1. 4OH- → H₂O + O₂ + 4e- 
2. 2H₂O + 2e- → H₂ + 2OH-

2. PEM (Proton Exchange Membrane) Electrolysis: This method is a process in which protons move through membranes. Electric current and water react by dissociation. For an electrolyzer made with PEM technology, the anode (3) and cathode (4) reactions are as follows:

3. 2H₂O → 4H⁺ + 4e- + O₂ 
4. 4H⁺ + 4e- → 2H₂ 

The input that triggers these reactions is electrical energy. Considering the concept of production at the point of consumption, which is a critical value for electricity generation costs, green hydrogen from non-potable water sources integrated with solar energy is promising for achieving the global net zero emission target by 2050.

Advantages of Green Hydrogen

Green hydrogen also offers advantages in terms of energy storage and transportation. Energy sources such as solar and wind cannot provide continuous energy and may need to be supplemented by fossil sources. Hydrogen energy can be stored and transported by pipelines, land and sea vehicles, or stored for industrial use. Green hydrogen can be used in many different areas such as electricity generation, heating, transportation and industrial processes.

Evaluating Green Hydrogen from an Economic Perspective

Due to the economic problems experienced after the pandemic, energy consumption of many countries has entered a growth trend. In addition to this trend, the temporary depression due to the Ukraine-Russia war has led countries to install solar and wind energy to gain energy independence. This uncontrolled growth has led to an increase in the hourly profile risk and, with fossil resources still in place, to a tragic drop in energy prices at certain times of the day in many countries. Moreover, the postponement of fossil decommissioning programs has increased climate risk. Hydrogen, which has many applications in energy production and can offer professional solutions for transportation, on-site production, by-products to be used in industry (green ammonia, etc.), offers great opportunities for global energy investors with its green form. On the other hand, countries that produce and use green hydrogen from their own renewable resources have a solution that can completely get rid of their dependence on importing fossil fuels. Still, we should add that major investments are needed to move forward in this area. A report published by the Energy Transitions Commission "Making the Hydrogen Economy Possible" According to the report, $15 trillion needs to be invested in the decarbonization of the energy sector and hydrogen-using sectors by 2050.

Conclusion

Green hydrogen is one of the most promising energy sources of the future in terms of reducing dependence on fossil fuels, zeroing carbon emissions and using renewable energy sources more effectively, which has a great potential for transformation in the energy sector.

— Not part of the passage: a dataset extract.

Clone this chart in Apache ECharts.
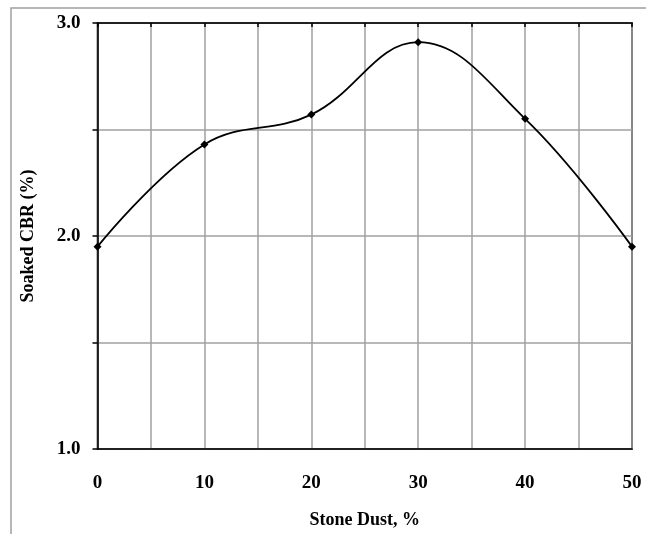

By 2050, the only way to achieve the global net zero emissions target is for green hydrogen to become a major source of energy production. Green hydrogen, which requires more technical and professional solutions in terms of construction and operation of production facilities compared to wind and solar energy, offers opportunities for global energy investors and local large investors.

It would not be utopian to say that this revolution, which could change the flow of money in the global economy and the energy world, will profoundly affect the energy economy of the next 40 years and therefore the politics of countries.